§ **Task**: Your copy of the material must match it exactly, except that pictures are dropped.
# start of Available records
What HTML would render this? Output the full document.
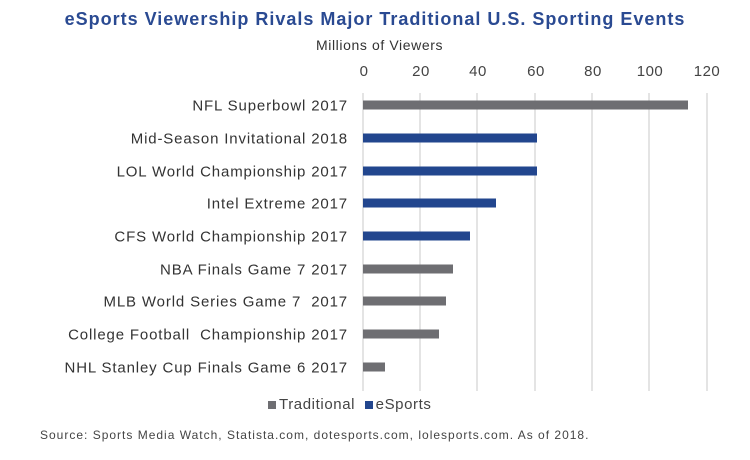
<!DOCTYPE html>
<html><head><style>
body{margin:0;width:750px;height:460px;background:#fff;font-family:"Liberation Sans",sans-serif;position:relative;overflow:hidden}
.t{position:absolute;white-space:nowrap}
.lab{position:absolute;right:402px;font-size:15px;letter-spacing:0.85px;color:#333;white-space:nowrap;transform:translateY(-50%)}
.g{position:absolute;top:93px;height:298px;width:2px;background:#e4e4e4}
.b{position:absolute;left:363px;height:9px;transform:translateY(-50%)}
.tick{position:absolute;top:63px;font-size:15px;letter-spacing:0.5px;color:#444;transform:translateX(-50%)}
</style></head><body>
<div class="t" style="left:0;width:750px;text-align:center;top:9px;font-size:18px;letter-spacing:1px;font-weight:bold;color:#2a4a92">eSports Viewership Rivals Major Traditional U.S. Sporting Events</div>
<div class="t" style="left:316px;top:37px;font-size:14px;letter-spacing:0.6px;color:#333">Millions of Viewers</div>
<div class="tick" style="left:364px">0</div><div class="tick" style="left:421px">20</div><div class="tick" style="left:478px">40</div><div class="tick" style="left:536px">60</div><div class="tick" style="left:593px">80</div><div class="tick" style="left:650px">100</div><div class="tick" style="left:707px">120</div>
<div class="g" style="left:362px"></div><div class="g" style="left:419px"></div><div class="g" style="left:476px"></div><div class="g" style="left:534px"></div><div class="g" style="left:591px"></div><div class="g" style="left:648px"></div><div class="g" style="left:706px"></div>
<div class="b" style="top:105px;width:325px;background:#6e6e72"></div>
<div class="b" style="top:138px;width:174px;background:#22468e"></div>
<div class="b" style="top:171px;width:174px;background:#22468e"></div>
<div class="b" style="top:203px;width:133px;background:#22468e"></div>
<div class="b" style="top:236px;width:107px;background:#22468e"></div>
<div class="b" style="top:269px;width:90px;background:#6e6e72"></div>
<div class="b" style="top:301px;width:83px;background:#6e6e72"></div>
<div class="b" style="top:334px;width:76px;background:#6e6e72"></div>
<div class="b" style="top:367px;width:22px;background:#6e6e72"></div>
<div class="lab" style="top:106px">NFL Superbowl 2017</div>
<div class="lab" style="top:139px">Mid-Season Invitational 2018</div>
<div class="lab" style="top:172px">LOL World Championship 2017</div>
<div class="lab" style="top:204px">Intel Extreme 2017</div>
<div class="lab" style="top:237px">CFS World Championship 2017</div>
<div class="lab" style="top:270px">NBA Finals Game 7 2017</div>
<div class="lab" style="top:302px">MLB World Series Game 7&nbsp; 2017</div>
<div class="lab" style="top:335px">College Football&nbsp; Championship 2017</div>
<div class="lab" style="top:368px">NHL Stanley Cup Finals Game 6 2017</div>
<div class="t" style="left:268px;top:396px;font-size:15px;letter-spacing:0.6px;color:#444"><span style="display:inline-block;width:8px;height:8px;background:#6e6e72;margin-right:3px"></span>Traditional&nbsp; <span style="display:inline-block;width:8px;height:8px;background:#22468e;margin-right:3px"></span>eSports</div>
<div class="t" style="left:40px;top:428px;font-size:12px;letter-spacing:1px;color:#444">Source: Sports Media Watch, Statista.com, dotesports.com, lolesports.com. As of 2018.</div>
</body></html>
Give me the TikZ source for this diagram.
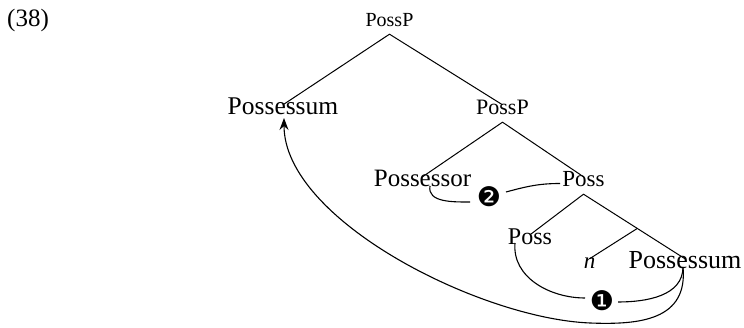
\documentclass[tikz,border=0pt]{standalone}
\usepackage{fontspec}
\setmainfont{Liberation Serif}
\newfontfamily\dingfont{DejaVu Sans}
\usepackage{tikz}
\usetikzlibrary{calc,arrows.meta}
\newcommand{\fsz}[1]{\fontsize{#1}{#1}\selectfont}
\tikzset{
  word/.style   = {anchor=base, inner xsep=0pt, inner ysep=3pt, font=\fsz{#1}, text height=.7em, text depth=.4em},
  numbox/.style = {inner sep=0pt, font=\dingfont\fsz{27}},
  branch/.style = {line width=1pt},
  link/.style   = {line width=1.1pt},
  move/.style   = {link, -{Stealth[length=12pt,width=9pt,inset=4pt]}},
}

\begin{document}
\begin{tikzpicture}[x=1pt,y=1pt]
  \useasboundingbox (0,0) rectangle (744,328);
  \node[word=25, anchor=base west] (ex) at (7,301) {(38)};
  % tree
  \node[word=20] (pp1) at (389.5,301) {PossP};
  \node[word=25.5] (pm1) at (283,213) {Possessum};
  \node[word=22] (pp2) at (502.5,213) {PossP};
  \node[word=25] (por) at (422.5,141) {Possessor};
  \node[word=23] (ps1) at (583.5,141) {Poss};
  \node[word=24] (ps2) at (530,83) {Poss};
  \node[word=23] (nn) at (589.5,59) {\itshape n};
  \node[word=26] (pm2) at (685,59) {Possessum};
  \coordinate (mid) at ($(ps1.south)!.53!(pm2.north)$);
  \draw[branch] (pm1.north) -- (pp1.south) -- (pp2.north);
  \draw[branch] (por.north) -- (pp2.south) -- (ps1.north);
  \draw[branch] (ps2.north) -- (ps1.south) -- (pm2.north);
  \draw[branch] (mid) -- (nn.north);
  % movement steps
  \node[numbox] (one) at (602,27) {❶};
  \node[numbox] (two) at (489,131) {❷};
  \draw[link] ($(por.base)+(7.5,1)$) to[out=-100,in=180] ($(two)+(-19,-5)$);
  \draw[link] ($(two)+(17,5)$) to[out=15,in=180] ($(ps1.west)+(-2,2)$);
  \draw[link] ($(ps2.base)+(-15,2)$) to[out=-95,in=180] ($(one)+(-17,3)$);
  \draw[link] ($(one)+(16,-1)$) to[out=0,in=-90] ($(pm2.base)+(-2,2)$);
  \draw[move] ($(pm2.base)+(-2,2)$) .. controls (688,8) and (640,3) .. (590,5)
    .. controls (480,9.4) and ($(pm1.base)+(1,-105)$) .. ($(pm1.base)+(1,-3)$);
\end{tikzpicture}
\end{document}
# end of Available records
§ **Answer in full**:
What HTML would render this? Output the full document.
<!DOCTYPE html>
<html><head><style>
body{margin:0;width:750px;height:460px;background:#fff;font-family:"Liberation Sans",sans-serif;position:relative;overflow:hidden}
.t{position:absolute;white-space:nowrap}
.lab{position:absolute;right:402px;font-size:15px;letter-spacing:0.85px;color:#333;white-space:nowrap;transform:translateY(-50%)}
.g{position:absolute;top:93px;height:298px;width:2px;background:#e4e4e4}
.b{position:absolute;left:363px;height:9px;transform:translateY(-50%)}
.tick{position:absolute;top:63px;font-size:15px;letter-spacing:0.5px;color:#444;transform:translateX(-50%)}
</style></head><body>
<div class="t" style="left:0;width:750px;text-align:center;top:9px;font-size:18px;letter-spacing:1px;font-weight:bold;color:#2a4a92">eSports Viewership Rivals Major Traditional U.S. Sporting Events</div>
<div class="t" style="left:316px;top:37px;font-size:14px;letter-spacing:0.6px;color:#333">Millions of Viewers</div>
<div class="tick" style="left:364px">0</div><div class="tick" style="left:421px">20</div><div class="tick" style="left:478px">40</div><div class="tick" style="left:536px">60</div><div class="tick" style="left:593px">80</div><div class="tick" style="left:650px">100</div><div class="tick" style="left:707px">120</div>
<div class="g" style="left:362px"></div><div class="g" style="left:419px"></div><div class="g" style="left:476px"></div><div class="g" style="left:534px"></div><div class="g" style="left:591px"></div><div class="g" style="left:648px"></div><div class="g" style="left:706px"></div>
<div class="b" style="top:105px;width:325px;background:#6e6e72"></div>
<div class="b" style="top:138px;width:174px;background:#22468e"></div>
<div class="b" style="top:171px;width:174px;background:#22468e"></div>
<div class="b" style="top:203px;width:133px;background:#22468e"></div>
<div class="b" style="top:236px;width:107px;background:#22468e"></div>
<div class="b" style="top:269px;width:90px;background:#6e6e72"></div>
<div class="b" style="top:301px;width:83px;background:#6e6e72"></div>
<div class="b" style="top:334px;width:76px;background:#6e6e72"></div>
<div class="b" style="top:367px;width:22px;background:#6e6e72"></div>
<div class="lab" style="top:106px">NFL Superbowl 2017</div>
<div class="lab" style="top:139px">Mid-Season Invitational 2018</div>
<div class="lab" style="top:172px">LOL World Championship 2017</div>
<div class="lab" style="top:204px">Intel Extreme 2017</div>
<div class="lab" style="top:237px">CFS World Championship 2017</div>
<div class="lab" style="top:270px">NBA Finals Game 7 2017</div>
<div class="lab" style="top:302px">MLB World Series Game 7&nbsp; 2017</div>
<div class="lab" style="top:335px">College Football&nbsp; Championship 2017</div>
<div class="lab" style="top:368px">NHL Stanley Cup Finals Game 6 2017</div>
<div class="t" style="left:268px;top:396px;font-size:15px;letter-spacing:0.6px;color:#444"><span style="display:inline-block;width:8px;height:8px;background:#6e6e72;margin-right:3px"></span>Traditional&nbsp; <span style="display:inline-block;width:8px;height:8px;background:#22468e;margin-right:3px"></span>eSports</div>
<div class="t" style="left:40px;top:428px;font-size:12px;letter-spacing:1px;color:#444">Source: Sports Media Watch, Statista.com, dotesports.com, lolesports.com. As of 2018.</div>
</body></html>
Give me the TikZ source for this diagram.
\documentclass[tikz,border=0pt]{standalone}
\usepackage{fontspec}
\setmainfont{Liberation Serif}
\newfontfamily\dingfont{DejaVu Sans}
\usepackage{tikz}
\usetikzlibrary{calc,arrows.meta}
\newcommand{\fsz}[1]{\fontsize{#1}{#1}\selectfont}
\tikzset{
  word/.style   = {anchor=base, inner xsep=0pt, inner ysep=3pt, font=\fsz{#1}, text height=.7em, text depth=.4em},
  numbox/.style = {inner sep=0pt, font=\dingfont\fsz{27}},
  branch/.style = {line width=1pt},
  link/.style   = {line width=1.1pt},
  move/.style   = {link, -{Stealth[length=12pt,width=9pt,inset=4pt]}},
}

\begin{document}
\begin{tikzpicture}[x=1pt,y=1pt]
  \useasboundingbox (0,0) rectangle (744,328);
  \node[word=25, anchor=base west] (ex) at (7,301) {(38)};
  % tree
  \node[word=20] (pp1) at (389.5,301) {PossP};
  \node[word=25.5] (pm1) at (283,213) {Possessum};
  \node[word=22] (pp2) at (502.5,213) {PossP};
  \node[word=25] (por) at (422.5,141) {Possessor};
  \node[word=23] (ps1) at (583.5,141) {Poss};
  \node[word=24] (ps2) at (530,83) {Poss};
  \node[word=23] (nn) at (589.5,59) {\itshape n};
  \node[word=26] (pm2) at (685,59) {Possessum};
  \coordinate (mid) at ($(ps1.south)!.53!(pm2.north)$);
  \draw[branch] (pm1.north) -- (pp1.south) -- (pp2.north);
  \draw[branch] (por.north) -- (pp2.south) -- (ps1.north);
  \draw[branch] (ps2.north) -- (ps1.south) -- (pm2.north);
  \draw[branch] (mid) -- (nn.north);
  % movement steps
  \node[numbox] (one) at (602,27) {❶};
  \node[numbox] (two) at (489,131) {❷};
  \draw[link] ($(por.base)+(7.5,1)$) to[out=-100,in=180] ($(two)+(-19,-5)$);
  \draw[link] ($(two)+(17,5)$) to[out=15,in=180] ($(ps1.west)+(-2,2)$);
  \draw[link] ($(ps2.base)+(-15,2)$) to[out=-95,in=180] ($(one)+(-17,3)$);
  \draw[link] ($(one)+(16,-1)$) to[out=0,in=-90] ($(pm2.base)+(-2,2)$);
  \draw[move] ($(pm2.base)+(-2,2)$) .. controls (688,8) and (640,3) .. (590,5)
    .. controls (480,9.4) and ($(pm1.base)+(1,-105)$) .. ($(pm1.base)+(1,-3)$);
\end{tikzpicture}
\end{document}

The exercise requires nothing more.